COVID-19 Exclusions in Representation and Warranty Insurance Policies for M&A Transactions
In response to the rapidly changing and unpredictable business environment resulting from the novel coronavirus (COVID-19) outbreak, underwriters of representation and warranty insurance (RWI) policies are introducing broad exclusions from business interruption or business downturn losses arising out of or relating to COVID-19, and in some cases, any related government or regulatory response.
Although it is unlikely that parties obtaining these policies can avoid COVID-19 exclusions altogether (RWI policies commonly exclude known risks), they are negotiable and should be appropriately tailored to limit the scope of the exclusion. Rather than encompassing any losses that may later be construed to relate in any way to COVID-19 and its far-reaching impacts, the scope of the exclusion should be limited to business interruption and downturn losses solely to the extent resulting from COVID-19 and ideally based on a risk specifically identified prior to binding the policy.

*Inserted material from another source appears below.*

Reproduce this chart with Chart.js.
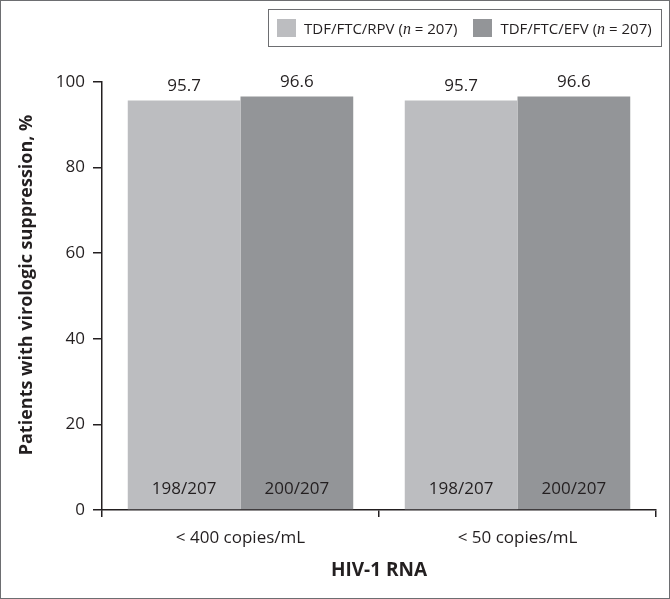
<!DOCTYPE html>
<html>
<head>
<meta charset="utf-8">
<script src="https://cdn.jsdelivr.net/npm/chart.js@4"></script>
<style>
    html, body { margin: 0; padding: 0; background: #fff; }
    #frame {
        position: relative;
        width: 670px;
        height: 599px;
        box-sizing: border-box;
        border: 1px solid #6d6e71;
        overflow: hidden;
    }
    #chart { position: absolute; left: 0; top: 0; }
    .legend {
        position: absolute;
        left: 267px;
        top: 8px;
        width: 394px;
        height: 38px;
        box-sizing: border-box;
        border: 1px solid #6d6e71;
        font-family: "Open Sans", sans-serif;
        font-size: 15px;
        color: #231f20;
        display: flex;
        align-items: center;
        white-space: nowrap;
    }
    .legend-item { display: flex; align-items: center; flex-shrink: 0; }
    .legend-item:first-child { margin-left: 8px; }
    .legend-item + .legend-item { margin-left: 16px; }
    .legend-swatch { width: 19px; height: 18px; margin-right: 8px; }
    .legend i { font-family: "Liberation Serif", serif; font-style: italic; font-size: 16px; }
</style>
</head>
<body>
<div id="frame">
    <canvas id="chart" width="670" height="599"></canvas>
    <div class="legend" id="legend"></div>
</div>
<script>
// data
const categories = ["< 400 copies/mL", "< 50 copies/mL"];
const seriesNames = ["TDF/FTC/RPV", "TDF/FTC/EFV"];
const seriesN = [207, 207];
const rpvValues = [95.7, 95.7];
const efvValues = [96.6, 96.6];
const rpvCounts = ["198/207", "198/207"];
const efvCounts = ["200/207", "200/207"];
const yTicks = [0, 20, 40, 60, 80, 100];
const yTitle = "Patients with virologic suppression, %";
const xTitle = "HIV-1 RNA";

const colors = ["#bcbdc0", "#939598"];
const textColor = "#231f20";
const axisColor = "#231f20";

// legend as html so the italic n stays real text
const legendEl = document.getElementById("legend");
seriesNames.forEach((name, i) => {
    const item = document.createElement("div");
    item.className = "legend-item";
    item.innerHTML = `<span class="legend-swatch" style="background:${colors[i]}"></span>` +
        `<span>${name} (<i>n</i> = ${seriesN[i]})</span>`;
    legendEl.appendChild(item);
});

// value labels above bars + counts near the base, plus the y title
// (drawn by hand because it sits a bit above the plot centre)
const barLabels = {
    id: "barLabels",
    afterDatasetsDraw(chart) {
        const ctx = chart.ctx;
        const counts = [rpvCounts, efvCounts];
        ctx.save();
        ctx.fillStyle = textColor;
        ctx.font = '17px "Open Sans", sans-serif';
        ctx.textAlign = "center";
        ctx.textBaseline = "middle";
        chart.data.datasets.forEach((ds, di) => {
            const meta = chart.getDatasetMeta(di);
            meta.data.forEach((bar, j) => {
                ctx.fillText(ds.data[j].toFixed(1), bar.x, bar.y - 14);
                ctx.fillText(counts[di][j], bar.x, bar.base - 20);
            });
        });
        ctx.translate(26, 284);
        ctx.rotate(-Math.PI / 2);
        ctx.font = 'bold 18px "Open Sans", sans-serif';
        ctx.fillText(yTitle, 0, 0);
        ctx.restore();
    }
};

new Chart(document.getElementById("chart"), {
    type: "bar",
    data: {
        labels: categories,
        datasets: [
            { label: seriesNames[0], data: rpvValues, backgroundColor: colors[0] },
            { label: seriesNames[1], data: efvValues, backgroundColor: colors[1] }
        ]
    },
    options: {
        responsive: false,
        animation: false,
        devicePixelRatio: 1,
        layout: { padding: { top: 81, right: 15, left: 0, bottom: 0 } },
        datasets: { bar: { barPercentage: 1, categoryPercentage: 0.814 } },
        plugins: {
            legend: { display: false },
            tooltip: { enabled: false }
        },
        scales: {
            x: {
                offset: true,
                grid: { offset: true, drawOnChartArea: false, drawTicks: true, tickLength: 7, color: axisColor, lineWidth: 1.5 },
                border: { color: axisColor, width: 1.5 },
                ticks: { color: textColor, font: { family: "Open Sans", size: 17 }, padding: 11 },
                title: {
                    display: true, text: xTitle, color: textColor,
                    font: { family: "Open Sans", size: 19, weight: "bold" },
                    padding: { bottom: 18 }
                },
                afterFit(scale) { scale.height = 90; }
            },
            y: {
                min: 0, max: 100,
                afterBuildTicks(scale) { scale.ticks = yTicks.map(v => ({ value: v })); },
                grid: { drawOnChartArea: false, drawTicks: true, tickLength: 9, color: axisColor, lineWidth: 1.5 },
                border: { color: axisColor, width: 1.5 },
                ticks: { color: textColor, font: { family: "Open Sans", size: 17 }, padding: 8 },
                afterFit(scale) { scale.width = 101; }
            }
        }
    },
    plugins: [barLabels]
});
</script>
</body>
</html>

Broad Applicability of Proposed Exclusion
An exclusion for losses "arising from or relating to any business interruption or business downturn arising out of COVID-19" could be read as allowing the insurance company to avoid coverage if it can show that the circumstances underlying the breach of an otherwise covered representation and warranty had anything to do with COVID-19. Limiting the exclusion to losses "resulting from any business interruption or business downturn arising out of COVID-19" would increase the burden on the insurer to show that the loss was directly caused by COVID-19, but still may not be enough to afford buyers the protection they are looking for under the RWI policy.
Take, for example, a representation by a seller that, to its knowledge, no third party has materially breached a material contract, when in fact the seller's sole supplier of a component necessary to manufacture the seller's product has failed to deliver several shipments of the necessary component. As a result, after the closing, the seller is unable to fulfill orders for its customers. The supplier did not deliver the shipments because it had to shut down its factory due to COVID-19 concerns. A broad exclusion for losses arising out of or relating to COVID-19 could preclude the buyer from recovering under its RWI policy because the business interruption that the buyer experienced arguably resulted from COVID-19.
Limiting the Scope and Impact of the Exclusion
The COVID-19 exclusion should, like any other RWI exclusion, have limited application to circumstances in which it is a known risk (i.e., representations and warranties for which the seller has disclosed the impact of COVID-19 as an exception), and, in the event not already covered by application to seller disclosure, forward-looking representations and warranties (representations and warranties for which the impact of COVID-19 may not yet be apparent).
That said, these exclusions are new, and the likelihood is that insurers will be unwilling to deviate much from a broad exception until they have a better handle on how COVID-19 claims will play out. At the very least, the COVID-19 exclusion should be limited to losses actually resulting from COVID-19.
In addition, the policyholder should seek express language in the policy that the COVID-19 exclusion (and, indeed, any exclusion) applies only to that portion of the loss that falls within the exclusion, and the reminder of any loss shall remain covered ("solely to the extent such business interruption or other business downturn results from COVID-19").
Takeaways
Even with some narrowing of the exception, buyers may not receive the same protection previously provided under these policies and may find themselves in disputes regarding whether, and the extent to which, a loss was caused by COVID-19. In the absence of insurance protection for COVID-19 losses, parties should consider whether additional representations and warranties, special indemnities, or other risk allocation provisions should be used to address this risk.
Parties to transactions relying on RWI policies are encouraged to seek advice from trusted counsel regarding the scope of policy coverage and exclusions.